You are only as secure as the weakest security of a company with which you do business.  This is an unfortunate fact of life.  However, recognizing this fact, it is important to both limit the personal information you provide companies with which you do business as much as possible as well as make sure that you regularly monitor all of your accounts such as bank accounts on a monthly basis, at least.  You also should get a free copy of your credit report from each of the three credit reporting agencies as is your right under federal law.  The law permits you to get a free copy from each of these companies, TransUnion, Experian and Equifax once a year, however, a smart tactic is to get a free report from one of them and then four months later a free report from one of the remaining companies and finally four months after that a free copy from the last of the companies so that you can get free copies every four months.  Review these reports carefully to uncover any signs of identity theft.

Free Credit Report Scam

Your credit report is an important document that can affect not only your ability to get a loan, but even your ability to get a job, an apartment or insurance.  Federal law provides for you to be able to get a free copy of your credit report from each of the three major credit reporting agencies annually.  This is an important thing for everyone to do to make sure their credit report is accurate and that you have not become a victim of identity theft which is often first noticed on your credit report.

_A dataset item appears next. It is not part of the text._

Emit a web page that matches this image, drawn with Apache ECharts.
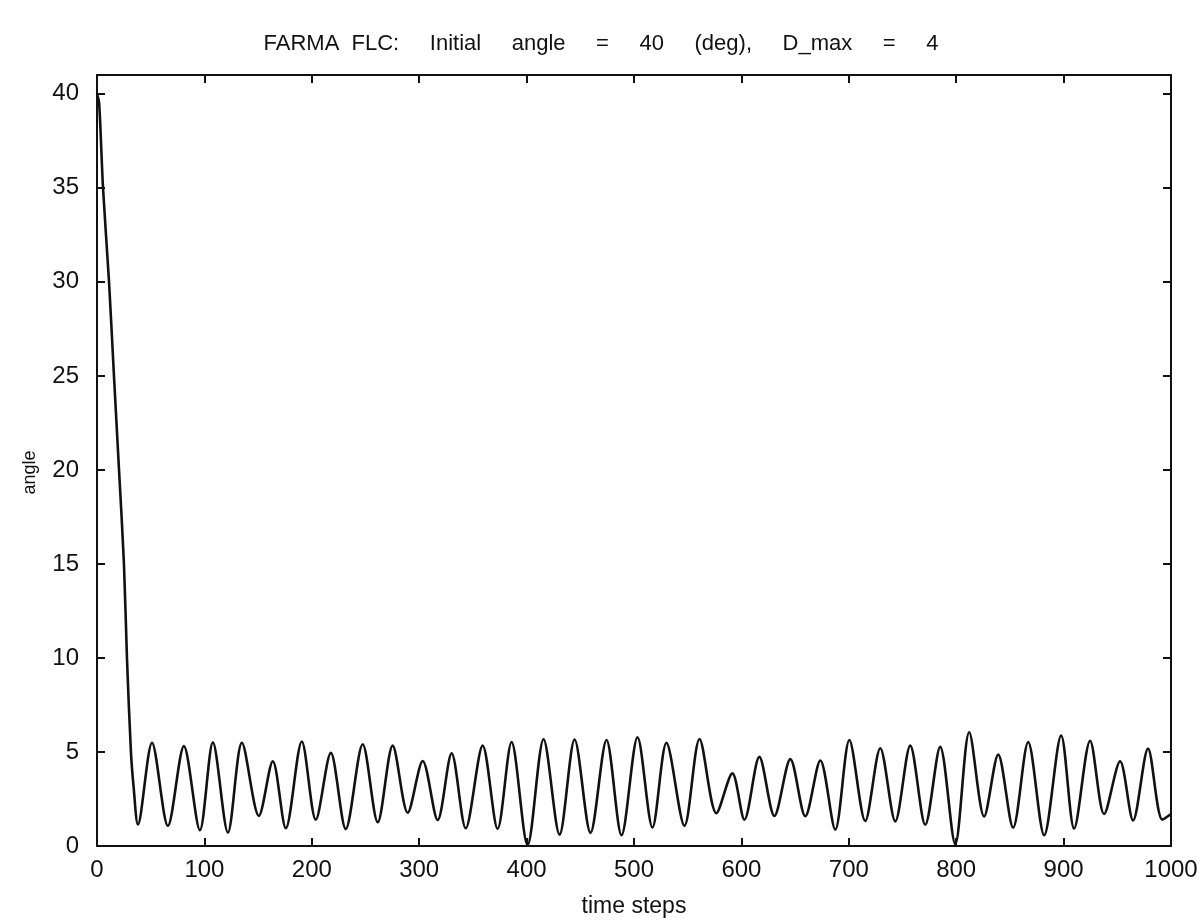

Scammers use the free credit report law to scam you in two ways.  “Legitimate” companies may offer you a free credit report, but if you read the fine print, you will learn that you also have signed up for services that you may not wish to have that the companies charge you for each month.  True scammers will set up realistic looking websites that appear to offer a free credit report, but when you input the necessary information to obtain your free credit report, such as your Social Security number, you actually are providing it to an identity thief who uses the information to steal your identity.

TIP

Criminals often flunked grammar so one thing to look for to determine if you are on the legitimate website to obtain your free credit report is to look for misspellings and grammatical errors that scammers often make.  Although the domain names for websites offering what appear to be free credit reports appear to be legitimate, the actual official free credit report website address is www.annualcreditreport.com.